**AIM OF THE TASK:**
Please, without the pictures, retype exactly the lines from the start of the material through the line that holds "const yTicks=[65,70,75,80,85,90,95,100];".

**GIVEN DATA:**
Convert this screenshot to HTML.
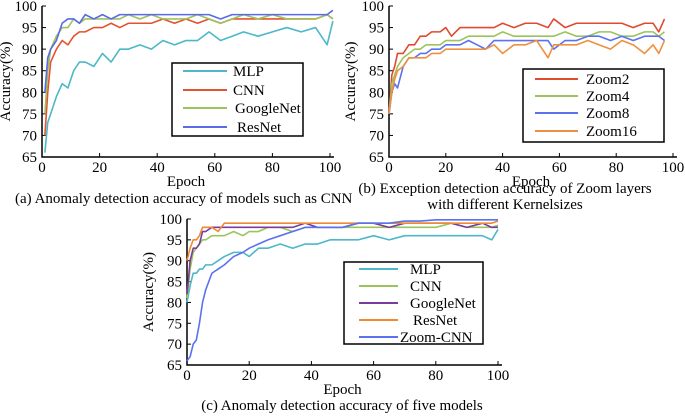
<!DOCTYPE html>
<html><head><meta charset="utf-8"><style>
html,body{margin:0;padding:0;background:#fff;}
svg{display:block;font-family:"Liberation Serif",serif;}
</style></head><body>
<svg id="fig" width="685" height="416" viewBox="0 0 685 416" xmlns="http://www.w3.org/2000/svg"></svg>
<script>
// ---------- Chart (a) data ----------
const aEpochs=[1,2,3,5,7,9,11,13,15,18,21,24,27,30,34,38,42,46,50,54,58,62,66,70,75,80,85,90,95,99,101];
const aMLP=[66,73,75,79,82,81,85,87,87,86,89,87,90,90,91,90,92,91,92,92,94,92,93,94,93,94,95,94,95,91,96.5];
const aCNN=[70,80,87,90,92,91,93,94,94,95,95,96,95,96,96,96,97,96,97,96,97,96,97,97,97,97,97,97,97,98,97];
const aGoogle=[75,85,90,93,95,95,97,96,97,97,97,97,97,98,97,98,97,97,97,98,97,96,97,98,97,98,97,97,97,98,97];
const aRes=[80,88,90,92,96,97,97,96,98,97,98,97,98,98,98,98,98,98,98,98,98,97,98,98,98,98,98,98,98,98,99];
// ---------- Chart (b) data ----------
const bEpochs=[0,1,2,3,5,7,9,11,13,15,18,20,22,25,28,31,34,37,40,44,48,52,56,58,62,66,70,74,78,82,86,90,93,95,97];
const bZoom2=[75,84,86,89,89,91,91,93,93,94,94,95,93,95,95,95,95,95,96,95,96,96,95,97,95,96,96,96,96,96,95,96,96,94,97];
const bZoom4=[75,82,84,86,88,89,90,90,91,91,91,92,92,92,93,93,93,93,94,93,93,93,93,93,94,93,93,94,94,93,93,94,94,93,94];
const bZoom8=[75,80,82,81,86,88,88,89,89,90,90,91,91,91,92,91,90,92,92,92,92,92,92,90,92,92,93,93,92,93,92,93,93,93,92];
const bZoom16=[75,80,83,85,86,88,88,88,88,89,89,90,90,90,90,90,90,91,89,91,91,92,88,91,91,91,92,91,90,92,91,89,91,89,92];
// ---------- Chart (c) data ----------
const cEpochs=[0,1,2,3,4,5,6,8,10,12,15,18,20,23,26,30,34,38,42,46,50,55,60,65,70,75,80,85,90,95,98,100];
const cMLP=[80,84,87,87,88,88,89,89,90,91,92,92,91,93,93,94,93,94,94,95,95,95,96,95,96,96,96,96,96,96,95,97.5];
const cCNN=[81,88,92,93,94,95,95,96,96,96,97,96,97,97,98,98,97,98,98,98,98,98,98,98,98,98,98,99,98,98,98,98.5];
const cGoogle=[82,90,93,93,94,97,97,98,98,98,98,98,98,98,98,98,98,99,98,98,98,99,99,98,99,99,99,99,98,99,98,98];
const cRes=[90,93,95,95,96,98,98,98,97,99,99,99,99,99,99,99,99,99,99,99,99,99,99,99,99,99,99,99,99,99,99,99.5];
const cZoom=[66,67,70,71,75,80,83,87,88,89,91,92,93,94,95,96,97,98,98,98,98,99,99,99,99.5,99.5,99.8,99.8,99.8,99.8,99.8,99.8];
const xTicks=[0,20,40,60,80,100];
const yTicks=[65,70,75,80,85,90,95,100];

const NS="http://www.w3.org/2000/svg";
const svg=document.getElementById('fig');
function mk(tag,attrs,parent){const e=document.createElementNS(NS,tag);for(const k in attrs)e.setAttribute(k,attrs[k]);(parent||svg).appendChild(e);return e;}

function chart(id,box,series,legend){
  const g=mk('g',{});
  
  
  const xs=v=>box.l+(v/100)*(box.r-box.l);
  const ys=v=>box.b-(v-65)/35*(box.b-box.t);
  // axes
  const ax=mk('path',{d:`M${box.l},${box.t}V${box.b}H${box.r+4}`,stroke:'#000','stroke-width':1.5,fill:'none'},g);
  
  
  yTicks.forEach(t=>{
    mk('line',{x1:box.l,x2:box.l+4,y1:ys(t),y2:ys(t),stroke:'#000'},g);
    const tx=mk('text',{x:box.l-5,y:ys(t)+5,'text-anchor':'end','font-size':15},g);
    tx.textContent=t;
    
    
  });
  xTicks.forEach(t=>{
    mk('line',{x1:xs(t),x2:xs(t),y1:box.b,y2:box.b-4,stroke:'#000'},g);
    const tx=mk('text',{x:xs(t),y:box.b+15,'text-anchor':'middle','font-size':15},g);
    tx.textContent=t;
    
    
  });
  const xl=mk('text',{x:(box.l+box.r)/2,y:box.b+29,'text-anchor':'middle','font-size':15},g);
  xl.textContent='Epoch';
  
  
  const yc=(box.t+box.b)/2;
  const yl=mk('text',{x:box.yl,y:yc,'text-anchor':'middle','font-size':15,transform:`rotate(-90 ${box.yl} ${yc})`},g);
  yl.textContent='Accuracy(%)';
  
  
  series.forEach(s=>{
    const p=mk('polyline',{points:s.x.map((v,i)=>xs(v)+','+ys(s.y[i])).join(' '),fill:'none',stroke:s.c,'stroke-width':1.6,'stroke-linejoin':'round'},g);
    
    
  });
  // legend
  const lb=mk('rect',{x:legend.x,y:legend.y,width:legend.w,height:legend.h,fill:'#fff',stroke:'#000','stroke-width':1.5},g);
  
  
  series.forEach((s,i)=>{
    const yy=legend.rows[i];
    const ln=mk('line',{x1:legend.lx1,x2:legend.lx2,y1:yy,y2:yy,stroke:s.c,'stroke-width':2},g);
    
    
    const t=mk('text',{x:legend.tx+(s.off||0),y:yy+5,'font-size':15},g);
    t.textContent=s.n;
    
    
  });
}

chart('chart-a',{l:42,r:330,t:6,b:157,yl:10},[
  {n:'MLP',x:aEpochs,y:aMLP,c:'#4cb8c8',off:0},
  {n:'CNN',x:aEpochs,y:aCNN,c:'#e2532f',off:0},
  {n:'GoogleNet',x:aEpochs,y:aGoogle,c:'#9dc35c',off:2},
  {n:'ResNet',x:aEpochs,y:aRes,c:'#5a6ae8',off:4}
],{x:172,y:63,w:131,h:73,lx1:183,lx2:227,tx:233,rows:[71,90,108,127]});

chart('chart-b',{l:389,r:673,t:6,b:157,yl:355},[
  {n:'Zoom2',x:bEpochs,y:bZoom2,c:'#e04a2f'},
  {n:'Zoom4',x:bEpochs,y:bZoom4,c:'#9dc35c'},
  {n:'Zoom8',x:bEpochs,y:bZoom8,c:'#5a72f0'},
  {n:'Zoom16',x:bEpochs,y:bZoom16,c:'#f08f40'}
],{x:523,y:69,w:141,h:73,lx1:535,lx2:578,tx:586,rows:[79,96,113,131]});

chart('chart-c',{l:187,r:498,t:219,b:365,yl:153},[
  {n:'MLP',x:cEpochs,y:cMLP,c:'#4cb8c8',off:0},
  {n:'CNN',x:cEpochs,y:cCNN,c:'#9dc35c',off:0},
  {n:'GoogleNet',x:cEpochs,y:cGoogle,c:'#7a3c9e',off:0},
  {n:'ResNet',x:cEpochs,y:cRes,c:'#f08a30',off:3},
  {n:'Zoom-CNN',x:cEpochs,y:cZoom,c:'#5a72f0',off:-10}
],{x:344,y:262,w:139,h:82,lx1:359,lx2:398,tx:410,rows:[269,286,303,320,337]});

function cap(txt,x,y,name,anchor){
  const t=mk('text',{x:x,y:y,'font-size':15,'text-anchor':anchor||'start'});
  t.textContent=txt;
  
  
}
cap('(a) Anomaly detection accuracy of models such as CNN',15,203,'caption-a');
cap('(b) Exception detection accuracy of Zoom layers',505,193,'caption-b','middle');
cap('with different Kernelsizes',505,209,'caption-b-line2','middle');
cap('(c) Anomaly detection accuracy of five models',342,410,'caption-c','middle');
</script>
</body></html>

**RESULT FOR THIS EXERCISE:**
Convert this screenshot to HTML.
<!DOCTYPE html>
<html><head><meta charset="utf-8"><style>
html,body{margin:0;padding:0;background:#fff;}
svg{display:block;font-family:"Liberation Serif",serif;}
</style></head><body>
<svg id="fig" width="685" height="416" viewBox="0 0 685 416" xmlns="http://www.w3.org/2000/svg"></svg>
<script>
// ---------- Chart (a) data ----------
const aEpochs=[1,2,3,5,7,9,11,13,15,18,21,24,27,30,34,38,42,46,50,54,58,62,66,70,75,80,85,90,95,99,101];
const aMLP=[66,73,75,79,82,81,85,87,87,86,89,87,90,90,91,90,92,91,92,92,94,92,93,94,93,94,95,94,95,91,96.5];
const aCNN=[70,80,87,90,92,91,93,94,94,95,95,96,95,96,96,96,97,96,97,96,97,96,97,97,97,97,97,97,97,98,97];
const aGoogle=[75,85,90,93,95,95,97,96,97,97,97,97,97,98,97,98,97,97,97,98,97,96,97,98,97,98,97,97,97,98,97];
const aRes=[80,88,90,92,96,97,97,96,98,97,98,97,98,98,98,98,98,98,98,98,98,97,98,98,98,98,98,98,98,98,99];
// ---------- Chart (b) data ----------
const bEpochs=[0,1,2,3,5,7,9,11,13,15,18,20,22,25,28,31,34,37,40,44,48,52,56,58,62,66,70,74,78,82,86,90,93,95,97];
const bZoom2=[75,84,86,89,89,91,91,93,93,94,94,95,93,95,95,95,95,95,96,95,96,96,95,97,95,96,96,96,96,96,95,96,96,94,97];
const bZoom4=[75,82,84,86,88,89,90,90,91,91,91,92,92,92,93,93,93,93,94,93,93,93,93,93,94,93,93,94,94,93,93,94,94,93,94];
const bZoom8=[75,80,82,81,86,88,88,89,89,90,90,91,91,91,92,91,90,92,92,92,92,92,92,90,92,92,93,93,92,93,92,93,93,93,92];
const bZoom16=[75,80,83,85,86,88,88,88,88,89,89,90,90,90,90,90,90,91,89,91,91,92,88,91,91,91,92,91,90,92,91,89,91,89,92];
// ---------- Chart (c) data ----------
const cEpochs=[0,1,2,3,4,5,6,8,10,12,15,18,20,23,26,30,34,38,42,46,50,55,60,65,70,75,80,85,90,95,98,100];
const cMLP=[80,84,87,87,88,88,89,89,90,91,92,92,91,93,93,94,93,94,94,95,95,95,96,95,96,96,96,96,96,96,95,97.5];
const cCNN=[81,88,92,93,94,95,95,96,96,96,97,96,97,97,98,98,97,98,98,98,98,98,98,98,98,98,98,99,98,98,98,98.5];
const cGoogle=[82,90,93,93,94,97,97,98,98,98,98,98,98,98,98,98,98,99,98,98,98,99,99,98,99,99,99,99,98,99,98,98];
const cRes=[90,93,95,95,96,98,98,98,97,99,99,99,99,99,99,99,99,99,99,99,99,99,99,99,99,99,99,99,99,99,99,99.5];
const cZoom=[66,67,70,71,75,80,83,87,88,89,91,92,93,94,95,96,97,98,98,98,98,99,99,99,99.5,99.5,99.8,99.8,99.8,99.8,99.8,99.8];
const xTicks=[0,20,40,60,80,100];
const yTicks=[65,70,75,80,85,90,95,100];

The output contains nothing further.